Nov. 4, 2008: What Could Possibly Go Wrong?

By Robert McMillan
Mon, November 03, 2008

IDG News Service —

E-voting technology has come a long way since the 2000 U.S. presidential election, when voting equipment problems erased an estimated 1.5 million votes during one of the closest elections in U.S. history.

But progress has zig-zagged. After Congress passed the 2002 Help America Vote Act (HAVA), counties spent billions of dollars upgrading to new electronic voting machines, many of which have now been dumped because they were unusable or, worse still, untrustworthy.

California and Florida, for example, have mostly abandoned e-voting systems in favor of optical scan machines where a paper ballot is scanned into a computer, leaving a paper record of the vote that can be manually recounted in the event of an audit.

That's the gold standard, voting experts say: voting machines that use paper ballots that are routinely audited for errors.

And while election observers say that more people will vote on paper ballots using optical scan machines than did in 2004, there is still room for plenty of e-voting glitches this year in a race that could have the highest turnout in 100 years. Here are a few things that could go wrong with electronic voting on Nov. 4.

Machine malfunction

According to Princeton computer science professor Ed Felten, the most likely election-day e-voting problem is "an engineering error or a bug or a misconfiguration of something that leads to votes either being lost or being put in the wrong column by mistake."

Already Florida has seen some bugs in early voting, where some optical scan machines could not read ballots that were printed on-demand at polling stations. This problem may not happen on Election Day because precincts will be using different ballots that are printed and tested for the machines.

But if similar bugs are widespread in a battleground state, e-voting may be a major issue in the 2008 presidential election, voting experts say.
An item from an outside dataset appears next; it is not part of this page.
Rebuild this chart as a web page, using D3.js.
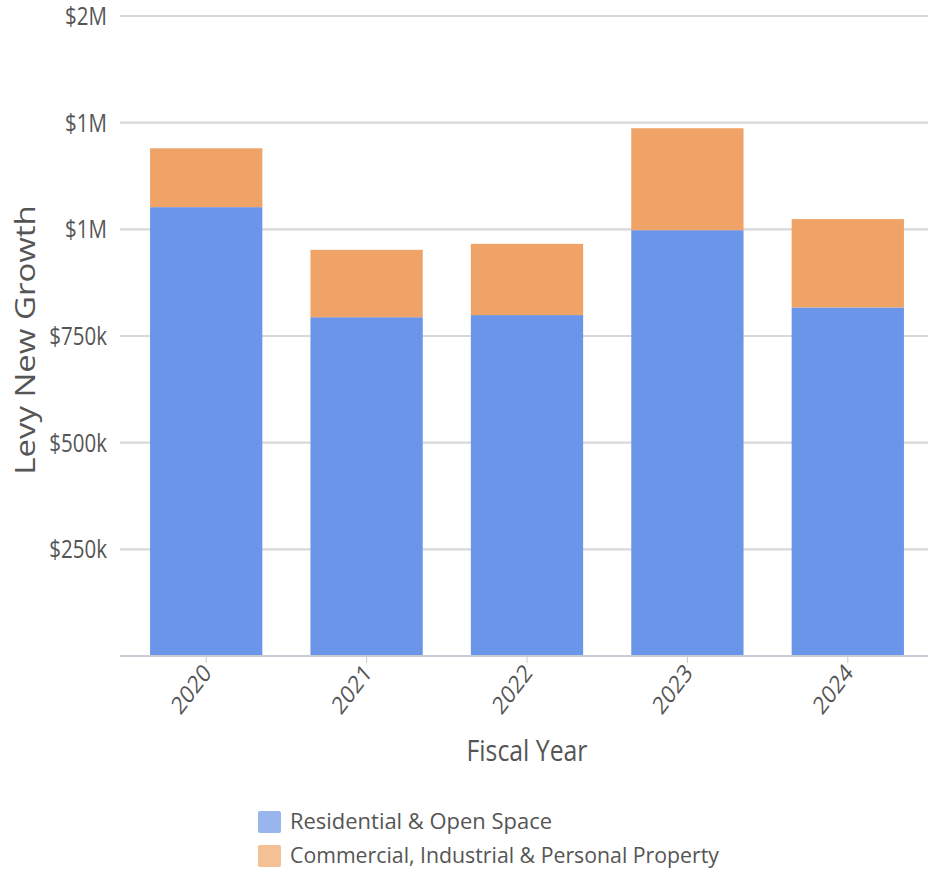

"We've seen instances in the past where elections were ruined by electronic voting machine errors," Felten said.

Florida's early problems show that the state is experiencing "growing pains" as it moves to the new optical scan systems, but Johns Hopkins University computer science professor Avi Rubin said he would not be surprised if similar problems occur there on Tuesday. "You're coupling an extremely large turnout with many places switching to new equipment," he said.

Florida's optical scan systems use paper ballots that can at least be counted later, but for electronic voting machines, a bug could be far more disruptive.

Of the 24 states that use electronic voting machines, 10 have no state mandate requiring emergency paper ballots to be made available in case of malfunction, according to a 2008 report prepared by voting watchdog groups. These 10 states include battleground states such as Colorado, Nevada and Virginia.